= Interpol notice =

International alert/announcement

Emblems of Interpol notices

An Interpol notice is an international alert circulated by Interpol to communicate information about crimes, criminals, and threats by police in a member state (or an authorised international entity) to their counterparts around the world. The information disseminated via notices concerns individuals wanted for serious crimes, missing persons, unidentified bodies, possible threats, prison escapes, and criminals' modus operandi.

There are eight types of notices, seven of which are colour-coded by their function: red, blue, green, yellow, black, orange, and purple. The best-known notice is the red notice, which is the "closest instrument to an international arrest warrant in use today". An eighth special notice is issued at the request of the United Nations Security Council.

Notices published by Interpol are made either on the organisation's own initiative or are based on requests from national central bureaus (NCBs) of member states or authorised international entities such as the United Nations and the International Criminal Court. All notices are published on Interpol's secure website. Extracts of notices may also be published on Interpol's public website if the requesting entity agrees.

Interpol may only publish a notice that adheres to all the proper legal conditions. For example, a notice will not be published if it violates Interpol's constitution, which forbids the organisation from undertaking activities of a political, military, religious, or racial character. Interpol may refuse to publish a notice that it considers inadvisable or a potential risk.

Notices may be issued in any of the four official languages of Interpol: English, French, Spanish, and Arabic.

==Notice types==

Types of Interpol notices
| Notice type | Details |
|---|---|
| Red Notice | To seek the location/arrest of a person wanted by a judicial jurisdiction or international tribunal with a view to extradition |
| Blue Notice | To locate, identify or obtain information on a person of interest in a criminal investigation |
| Green Notice | To warn about a person's criminal activities if that person is considered to be a possible threat to public safety |
| Yellow Notice | To locate a missing person or to identify a person unable to identify themselves |
| Black Notice | To seek information on unidentified bodies |
| Orange Notice | To warn of an event, a person, an object or a process representing an imminent threat and danger to persons or property |
| Purple Notice | To provide information on modi operandi, procedures, objects, devices, or hiding places used by criminals |
| Silver Notice | To identify and trace criminal assets. (Currently in its pilot phase) |
| Interpol–United Nations Security Council Special Notice | To inform Interpol's members that an individual or an entity is subject to UN sanctions |

In 2025, Interpol began piloting a Silver Notice for assets used in criminal activities.
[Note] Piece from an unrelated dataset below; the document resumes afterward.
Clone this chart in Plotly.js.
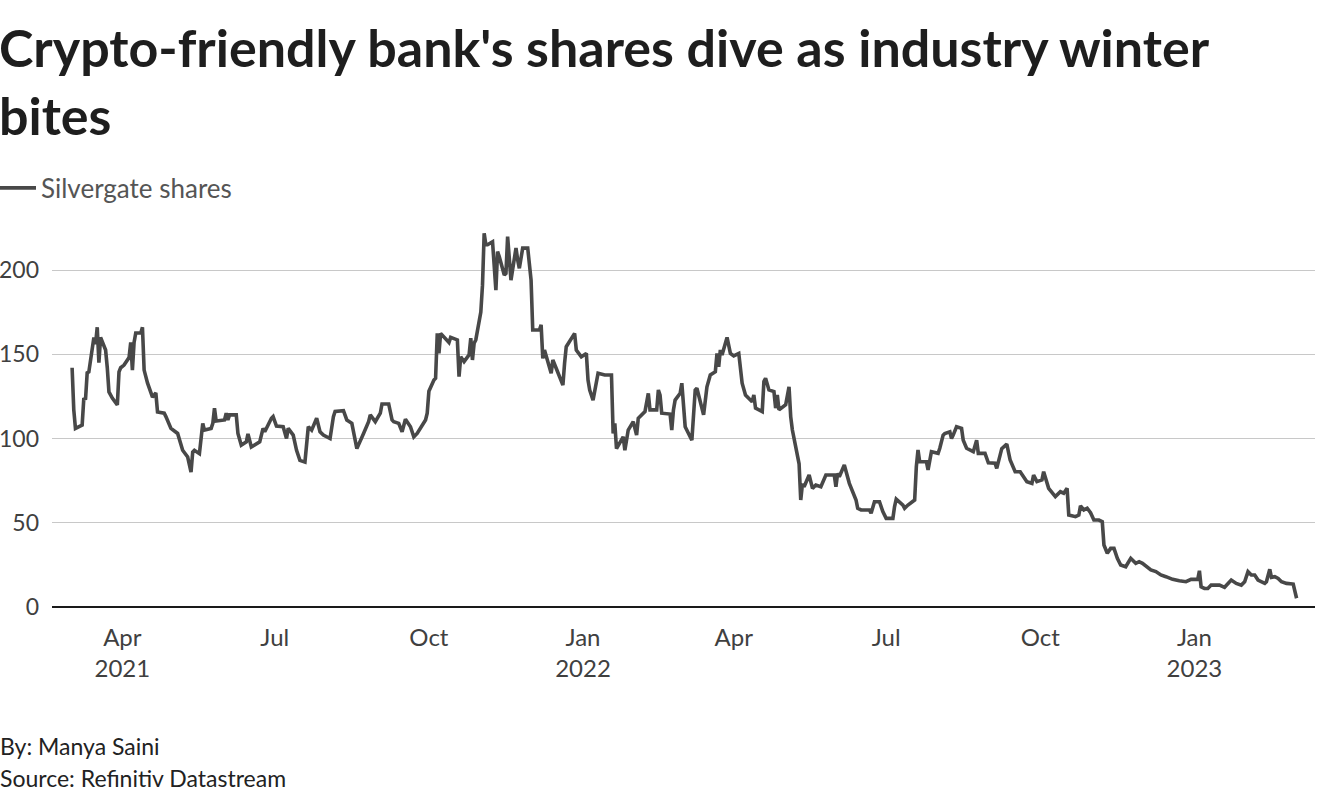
<!DOCTYPE html>
<html>
<head>
<meta charset="utf-8">
<script src="https://cdn.plot.ly/plotly-3.0.1.min.js"></script>
<style>
  html, body { margin: 0; padding: 0; background: #ffffff; }
  #chart { width: 1320px; height: 800px; }
</style>
</head>
<body>
<div id="chart"></div>
<script>
// Silvergate share price (USD)
const dates = [
  "2021-03-02","2021-03-03","2021-03-04","2021-03-08","2021-03-09","2021-03-10","2021-03-11","2021-03-12",
  "2021-03-15","2021-03-16","2021-03-17","2021-03-18","2021-03-19","2021-03-22","2021-03-23","2021-03-24",
  "2021-03-26","2021-03-29","2021-03-30","2021-03-31","2021-04-02","2021-04-05","2021-04-06","2021-04-07",
  "2021-04-08","2021-04-09","2021-04-12","2021-04-13","2021-04-14","2021-04-16","2021-04-19","2021-04-21",
  "2021-04-22","2021-04-26","2021-04-27","2021-04-30","2021-05-04","2021-05-05","2021-05-07","2021-05-10",
  "2021-05-12","2021-05-13","2021-05-14","2021-05-17","2021-05-19","2021-05-20","2021-05-24","2021-05-25",
  "2021-05-26","2021-05-27","2021-06-01","2021-06-02","2021-06-03","2021-06-04","2021-06-08","2021-06-09",
  "2021-06-11","2021-06-14","2021-06-15","2021-06-17","2021-06-21","2021-06-22","2021-06-24","2021-06-25",
  "2021-06-29","2021-06-30","2021-07-02","2021-07-06","2021-07-08","2021-07-09","2021-07-12","2021-07-14",
  "2021-07-16","2021-07-19","2021-07-21","2021-07-23","2021-07-26","2021-07-28","2021-07-30","2021-08-03",
  "2021-08-05","2021-08-06","2021-08-11","2021-08-13","2021-08-16","2021-08-18","2021-08-19","2021-08-23",
  "2021-08-26","2021-08-27","2021-08-30","2021-09-02","2021-09-03","2021-09-07","2021-09-09","2021-09-10",
  "2021-09-13","2021-09-15","2021-09-17","2021-09-20","2021-09-22","2021-09-24","2021-09-27","2021-09-29",
  "2021-09-30","2021-10-01","2021-10-04","2021-10-05","2021-10-06","2021-10-07","2021-10-08","2021-10-13",
  "2021-10-14","2021-10-18","2021-10-19","2021-10-20","2021-10-22","2021-10-25","2021-10-26","2021-10-27",
  "2021-10-28","2021-10-29","2021-11-01","2021-11-02","2021-11-03","2021-11-04","2021-11-05","2021-11-08",
  "2021-11-10","2021-11-11","2021-11-12","2021-11-15","2021-11-16","2021-11-17","2021-11-19","2021-11-22",
  "2021-11-23","2021-11-24","2021-11-26","2021-11-29","2021-12-01","2021-12-02","2021-12-06","2021-12-07",
  "2021-12-08","2021-12-09","2021-12-13","2021-12-14","2021-12-16","2021-12-20","2021-12-21","2021-12-22",
  "2021-12-27","2021-12-28","2021-12-31",
  "2022-01-03","2022-01-04","2022-01-05","2022-01-07","2022-01-10","2022-01-14","2022-01-18","2022-01-19",
  "2022-01-20","2022-01-21","2022-01-25","2022-01-26","2022-01-28","2022-01-31","2022-02-02","2022-02-03",
  "2022-02-07","2022-02-09","2022-02-10","2022-02-14","2022-02-15","2022-02-16","2022-02-17","2022-02-22",
  "2022-02-23","2022-02-24","2022-02-25","2022-02-28","2022-03-01","2022-03-03","2022-03-07","2022-03-09",
  "2022-03-10","2022-03-14","2022-03-16","2022-03-18","2022-03-21","2022-03-22","2022-03-23","2022-03-24",
  "2022-03-25","2022-03-28","2022-03-30","2022-04-01","2022-04-04","2022-04-06","2022-04-08","2022-04-12",
  "2022-04-13","2022-04-14","2022-04-18","2022-04-19","2022-04-20","2022-04-22","2022-04-25","2022-04-26",
  "2022-04-27","2022-04-28","2022-05-02","2022-05-04","2022-05-05","2022-05-06","2022-05-10","2022-05-11",
  "2022-05-12","2022-05-13","2022-05-16","2022-05-18","2022-05-20","2022-05-23","2022-05-26","2022-05-31",
  "2022-06-01","2022-06-02","2022-06-03","2022-06-06","2022-06-09","2022-06-13","2022-06-14","2022-06-16",
  "2022-06-21","2022-06-22","2022-06-24","2022-06-27","2022-06-29","2022-07-01","2022-07-05","2022-07-06",
  "2022-07-07","2022-07-11","2022-07-12","2022-07-14","2022-07-18","2022-07-19","2022-07-20","2022-07-21",
  "2022-07-25","2022-07-26","2022-07-28","2022-08-01","2022-08-02","2022-08-04","2022-08-05","2022-08-08",
  "2022-08-09","2022-08-10","2022-08-12","2022-08-15","2022-08-16","2022-08-18","2022-08-22","2022-08-24",
  "2022-08-25","2022-08-29","2022-08-31","2022-09-04","2022-09-05","2022-09-08","2022-09-11","2022-09-13",
  "2022-09-16","2022-09-19","2022-09-23","2022-09-26","2022-09-27","2022-09-29","2022-10-02","2022-10-03",
  "2022-10-06","2022-10-10","2022-10-13","2022-10-15","2022-10-17","2022-10-18","2022-10-22","2022-10-24",
  "2022-10-25","2022-10-27","2022-10-29","2022-10-31","2022-11-02","2022-11-05","2022-11-07","2022-11-08",
  "2022-11-10","2022-11-12","2022-11-14","2022-11-16","2022-11-18","2022-11-21","2022-11-24","2022-11-27",
  "2022-11-29","2022-12-01","2022-12-04","2022-12-06","2022-12-09","2022-12-12","2022-12-15","2022-12-19",
  "2022-12-23","2022-12-27","2022-12-30",
  "2023-01-03","2023-01-04","2023-01-05","2023-01-07","2023-01-09","2023-01-11","2023-01-16","2023-01-19",
  "2023-01-21","2023-01-23","2023-01-26","2023-01-29","2023-01-31","2023-02-02","2023-02-04","2023-02-06",
  "2023-02-08","2023-02-12","2023-02-13","2023-02-15","2023-02-16","2023-02-18","2023-02-20","2023-02-22",
  "2023-02-25","2023-03-01","2023-03-03"
];
const prices = [
  142,117,106,108,124,123,139,139.5,
  160,156,166,145,160,152.5,142,127.6,
  124,120,139.5,142,143.6,148,157,140.6,
  157,162.6,162.6,166,140.6,133,124.6,127,
  115.7,115,113,106,103,99,93,89,
  80,92,93,91,109,105,106,109,
  118,110.4,111,115,111,114,114,103,
  96,98,102.7,95,97,98,106,104,
  112,113,107.4,107,100,106,102,93,
  87,86,107,105,112,104,102,100,
  113,116,116.5,111,109,98,94,103,
  110,114,110,115,120.5,120.5,111,110,
  109,104,111.4,107,101,103,108,111,
  115,128,134.7,135.7,162.4,150.5,162.4,157,
  160,158.5,136.7,148.5,145.6,149.6,159.5,146.6,
  156.5,158.5,175,191,221.8,215,215,216.8,
  188,211,208,197,198,219.8,194,213,
  206,201,213,213,194,164.4,164.4,167.4,
  147.6,152.5,138.7,146.6,141.7,131.7,144.6,154.5,
  162.4,152.5,148.5,
  150.5,134.7,128.8,122.8,138.7,137.7,137.7,103,
  109,94,101,93,105,110,102,112,
  116,126.8,117,117,128.8,125.8,115,114.5,
  105,117,122.8,126.8,132.8,107,99,128.8,
  129.8,114,130.7,137.7,139.6,150.5,142.6,152.5,
  149.6,160,150.5,149,150.5,132.8,125.8,121.8,
  125.8,118,116,133.8,135.7,128.8,127.8,118,
  125.8,117,120,130.7,113,105,85,63.5,
  73,71.4,78.3,70.4,72.4,71.4,78.3,78.3,
  71.4,79.3,77.3,84.3,73.4,63.5,58.6,57.6,
  57.6,55.6,62.5,62.5,56.6,52.6,52.6,59.6,
  64,60.5,58.6,60.5,63.5,83.3,93.2,86.2,
  86.2,81.3,92.2,91.2,94.2,102,103,104,
  100,102,107,106,99,94.2,92.2,99,
  91.2,91.2,85.6,85.3,82.3,94,96.7,87.2,
  80.3,80.3,74.4,73.4,78.3,74.4,75.4,80.3,
  70.4,65.5,68.4,67.5,70.4,54.6,53.6,54.6,
  60,57.6,58.6,56,51.6,51.6,50.6,36.8,
  31.9,34.8,34.8,28.9,24.9,23.9,28.9,25.9,
  26.9,25.9,23.9,22,21,19,18,16.4,
  15.6,15,16.4,
  16.4,21.5,12,11,11,13,13,11.7,
  14,16,14,13,15,21,19,19,
  16,14,15,22.4,17.6,18,17,15,
  14,13.6,5.2
];

const seriesName = "Silvergate shares";
const titleText = "Crypto-friendly bank's shares dive as industry winter<br>bites";
const bylineText = "By: Manya Saini";
const sourceText = "Source: Refinitiv Datastream";
const tickDates = ["2021-04-01","2021-07-01","2021-10-01","2022-01-01","2022-04-01","2022-07-01","2022-10-01","2023-01-01"];
const tickLabels = ["Apr<br>2021","Jul","Oct","Jan<br>2022","Apr","Jul","Oct","Jan<br>2023"];
const yTicks = [0, 50, 100, 150, 200];

const FONT = "Lato, 'Noto Sans', sans-serif";

const trace = {
  type: "scatter",
  mode: "lines",
  x: dates,
  y: prices,
  name: seriesName,
  line: { color: "#484848", width: 3.6 },
  hoverinfo: "x+y"
};

const ML = 52, MR = 5, MT = 220, MB = 193;
const plotW = 1320 - ML - MR;
const plotH = 800 - MT - MB;
// absolute page pixel -> paper coordinate
const px2x = function (px) { return (px - ML) / plotW; };
const py2y = function (py) { return (800 - MB - py) / plotH; };

const layout = {
  width: 1320,
  height: 800,
  paper_bgcolor: "#ffffff",
  plot_bgcolor: "#ffffff",
  margin: { l: ML, r: MR, t: MT, b: MB, pad: 0, autoexpand: false },
  font: { family: FONT, color: "#404040" },
  showlegend: true,
  legend: {
    xref: "paper", x: px2x(-5), xanchor: "left",
    y: py2y(188), yanchor: "middle",
    itemwidth: 36,
    font: { family: FONT, size: 26, color: "#555555" },
    bgcolor: "rgba(0,0,0,0)", borderwidth: 0
  },
  xaxis: {
    type: "date",
    automargin: false,
    range: ["2021-02-18", "2023-03-14"],
    tickmode: "array",
    tickvals: tickDates,
    ticktext: tickLabels,
    showgrid: false,
    zeroline: false,
    showline: false,
    ticks: "",
    ticklabelstandoff: 14,
    tickfont: { family: FONT, size: 24, color: "#404040" }
  },
  yaxis: {
    automargin: false,
    range: [0, (607 - 220) / ((607 - 270) / 200)],
    tickmode: "array",
    tickvals: yTicks,
    showgrid: true,
    gridcolor: "#c8c8c8",
    gridwidth: 1,
    zeroline: true,
    zerolinecolor: "#1a1a1a",
    zerolinewidth: 2,
    showline: false,
    ticks: "",
    ticklabelstandoff: 12,
    tickfont: { family: FONT, size: 23, color: "#404040" }
  },
  annotations: [
    {
      xref: "paper", yref: "paper",
      x: px2x(-3), xanchor: "left",
      y: py2y(14), yanchor: "top",
      align: "left",
      text: titleText, showarrow: false,
      font: { family: FONT, size: 52, color: "#1e1e1e", weight: 700 }
    },
    {
      xref: "paper", yref: "paper",
      x: px2x(-2), xanchor: "left",
      y: py2y(746), yanchor: "middle",
      text: bylineText, showarrow: false,
      font: { family: FONT, size: 23, color: "#222222" }
    },
    {
      xref: "paper", yref: "paper",
      x: px2x(-2), xanchor: "left",
      y: py2y(778), yanchor: "middle",
      text: sourceText, showarrow: false,
      font: { family: FONT, size: 23, color: "#222222" }
    }
  ]
};

Plotly.newPlot("chart", [trace], layout, { displayModeBar: false, responsive: false });
</script>
</body>
</html>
Similar to the notice is another request for cooperation or alert mechanism known as a "diffusion". This is less formal than a notice, but also is used to request the arrest or location of an individual or additional information in relation to a police investigation. A diffusion is circulated directly by a member state or international entity to the countries of their choice, or to the entire Interpol membership and is simultaneously recorded in Interpol's databases.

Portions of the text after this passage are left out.